Op het gebied van de arbeidsvoorwaarden opereren de Nederlandse multinationals "naar wat internationaal wenselijk wordt geacht" of tenminste voldoet aan de heersende wetgeving van de landen waarin zij investeren. Dat opereren "naar wat internationaal wenselijk geacht wordt" een enorme nivellering naar beneden met zich meebrengt en dat er vraagtekens gezet kunnen worden bij de arbeidswetgeving in veel landen daar staan zij liever niet te lang bij stil. Jeroen van der Veer: "De meeste Nigerianen zijn blij dat wij er zijn!" Met dank aan de Nigeriaanse versie van Maurice de Hond?
Deze voorstelling van zaken wekte wat wrevel bij vakbondsman Herman Gortzak die als laatste het woord kreeg. De rol van de multinationals werd, volgens hem, door henzelf overdreven en té positief verbeeld. Maar de werkelijkheid is minder romantisch. De multinationale bedrijven worden op de eerste plaats geleid door eigenbelang; zelfs wanneer zij zich inzetten voor een duurzamere en sociale wereld is dit niet ideologisch geïnspireerd en bovendien houdt hun maatschappelijke verantwoordelijkheid op bij de Nederlandse grens. Gortzak gaf aan dat er nog een wereld te winnen valt op het terrein van de arbeidsomstandigheden, vooral in het buitenland maar ook in Nederland. Hij verwees hierbij naar de wantoestanden en de erbarmelijk lage lonen bij het Unilever-onderdeel Lipton in Pakistan, waartegen de FNV heeft actie gevoerd, en naar de situatie van bij voorbeeld de aspergetelers in Nederland.

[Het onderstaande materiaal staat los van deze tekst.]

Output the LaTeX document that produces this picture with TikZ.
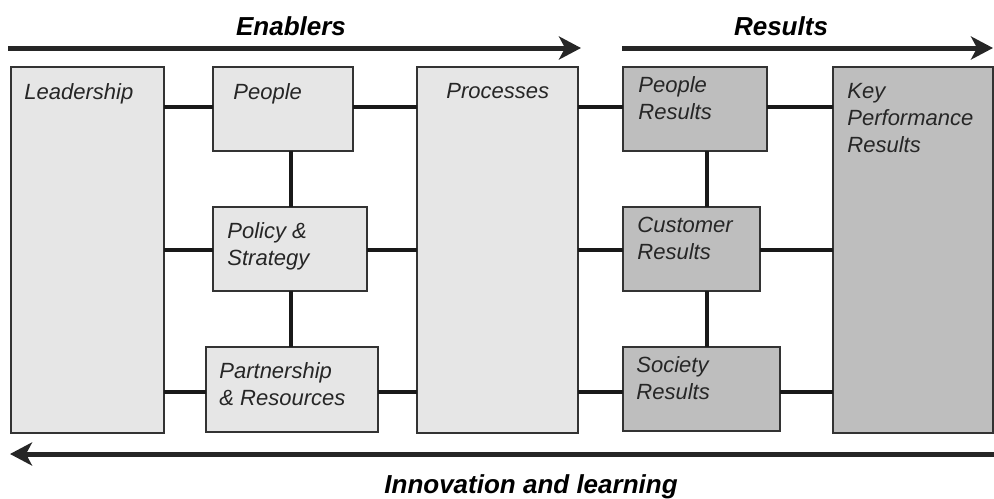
\documentclass[tikz,border=0pt]{standalone}
\usepackage{fontspec}
\setmainfont{Liberation Sans}
\usetikzlibrary{positioning,arrows.meta}

\definecolor{boxlight}{HTML}{E6E6E6}
\definecolor{boxdark}{HTML}{BEBEBE}
\definecolor{boxedge}{HTML}{333333}

\tikzset{
  box/.style={draw=boxedge, line width=0.75pt, anchor=north west, inner sep=0pt, outer sep=0pt},
  enabler/.style={box, fill=boxlight},
  result/.style={box, fill=boxdark},
  boxtext/.style={inner sep=0pt, align=left, text=black!85,
    font=\fontsize{11}{13.5}\selectfont\itshape},
  heading/.style={inner sep=0pt, font=\fontsize{13}{15}\selectfont\bfseries\itshape},
  link/.style={line width=2pt, black!90},
  flow/.style={line width=2.5pt, black!85, -{Stealth[length=11pt, width=11.5pt, inset=3pt]}},
}

\begin{document}
\begin{tikzpicture}[x=0.5pt, y=-0.5pt]
  \useasboundingbox (0,0) rectangle (994,498);

  % Rows and columns of the links
  \coordinate (row1) at (0,107);
  \coordinate (row2) at (0,250);
  \coordinate (row3) at (0,392);
  \coordinate (colL) at (291,0);
  \coordinate (colR) at (707,0);

  % Enabler boxes
  \node[enabler, minimum width=76.5pt, minimum height=183pt] (lead) at (11,67) {};
  \node[enabler, minimum width=70pt, minimum height=42pt] (people) at (213,67) {};
  \node[enabler, minimum width=77pt, minimum height=42pt] (policy) at (213,207) {};
  \node[enabler, minimum width=86pt, minimum height=42.5pt] (partner) at (206,347) {};
  \node[enabler, minimum width=80.5pt, minimum height=183pt] (proc) at (417,67) {};

  % Result boxes
  \node[result, minimum width=72pt, minimum height=42pt] (pres) at (623,67) {};
  \node[result, minimum width=68.5pt, minimum height=42pt] (cres) at (623,207) {};
  \node[result, minimum width=78.5pt, minimum height=42pt] (sres) at (623,347) {};
  \node[result, minimum width=80pt, minimum height=183pt] (kpr) at (833,67) {};

  % Box texts
  \node[boxtext, below right=6.45pt and 6.5pt of lead.north west] (t-lead) {\strut Leadership};
  \node[boxtext, below right=6.45pt and 10pt of people.north west] (t-people) {\strut People};
  \node[boxtext, below right=6pt and 7pt of policy.north west] (t-policy) {\strut Policy \&\\Strategy};
  \node[boxtext, below right=6pt and 6.5pt of partner.north west] (t-partner) {\strut Partnership\\\& Resources};
  \node[boxtext, below right=6pt and 14.5pt of proc.north west] (t-proc) {\strut Processes};
  \node[boxtext, below right=3pt and 7.5pt of pres.north west] (t-pres) {\strut People\\Results};
  \node[boxtext, below right=3pt and 7pt of cres.north west] (t-cres) {\strut Customer\\Results};
  \node[boxtext, below right=3pt and 6.5pt of sres.north west] (t-sres) {\strut Society\\Results};
  \node[boxtext, below right=6pt and 7pt of kpr.north west] (t-kpr) {\strut Key\\Performance\\Results};

  % Horizontal links
  \draw[link] (lead.east |- row1) -- (people.west |- row1);
  \draw[link] (people.east |- row1) -- (proc.west |- row1);
  \draw[link] (proc.east |- row1) -- (pres.west |- row1);
  \draw[link] (pres.east |- row1) -- (kpr.west |- row1);
  \draw[link] (lead.east |- row2) -- (policy.west |- row2);
  \draw[link] (policy.east |- row2) -- (proc.west |- row2);
  \draw[link] (proc.east |- row2) -- (cres.west |- row2);
  \draw[link] (cres.east |- row2) -- (kpr.west |- row2);
  \draw[link] (lead.east |- row3) -- (partner.west |- row3);
  \draw[link] (partner.east |- row3) -- (proc.west |- row3);
  \draw[link] (proc.east |- row3) -- (sres.west |- row3);
  \draw[link] (sres.east |- row3) -- (kpr.west |- row3);

  % Vertical links
  \draw[link] (people.south -| colL) -- (policy.north -| colL);
  \draw[link] (policy.south -| colL) -- (partner.north -| colL);
  \draw[link] (pres.south -| colR) -- (cres.north -| colR);
  \draw[link] (cres.south -| colR) -- (sres.north -| colR);

  % Flow arrows
  \coordinate (en-start) at (8,48);
  \coordinate (en-end) at (581,48);
  \coordinate (re-start) at (622,48);
  \coordinate (re-end) at (993,48);
  \coordinate (in-start) at (994,454);
  \coordinate (in-end) at (10,454);
  \draw[flow] (en-start) -- (en-end);
  \draw[flow] (re-start) -- (re-end);
  \draw[flow] (in-start) -- (in-end);

  % Headings
  \node[heading, anchor=base] (enablers) at (291,35) {Enablers};
  \node[heading, anchor=base] (results) at (781,35) {Results};
  \node[heading, anchor=base] (innovation) at (531,493) {Innovation and learning};
\end{tikzpicture}
\end{document}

Dat tegengeluid was meer dan welkom, al leidde het niet tot een diepgravende discussie. Als reactie op Gortzak's woorden zei Kees van Lede dat tijdens besprekingen met de FNV de soep gelukkig niet zo heet werd gegeten als de vakbondsman hem nu opdiende. Of dat zo is of niet viel voor het publiek ter plekke niet na te gaan, de discussie werd wel in de kiem gesmoord. Nu ja, als één van de economische topfiguren na afloop van de discussie spontaan zou opbiechten in het verleden alles verkeerd te hebben aangepakt om vervolgens vergiffenis te smeken voor zijn dwalingen en beterschap te beloven voor de toekomst, zou dat pas verontrustend zijn geweest.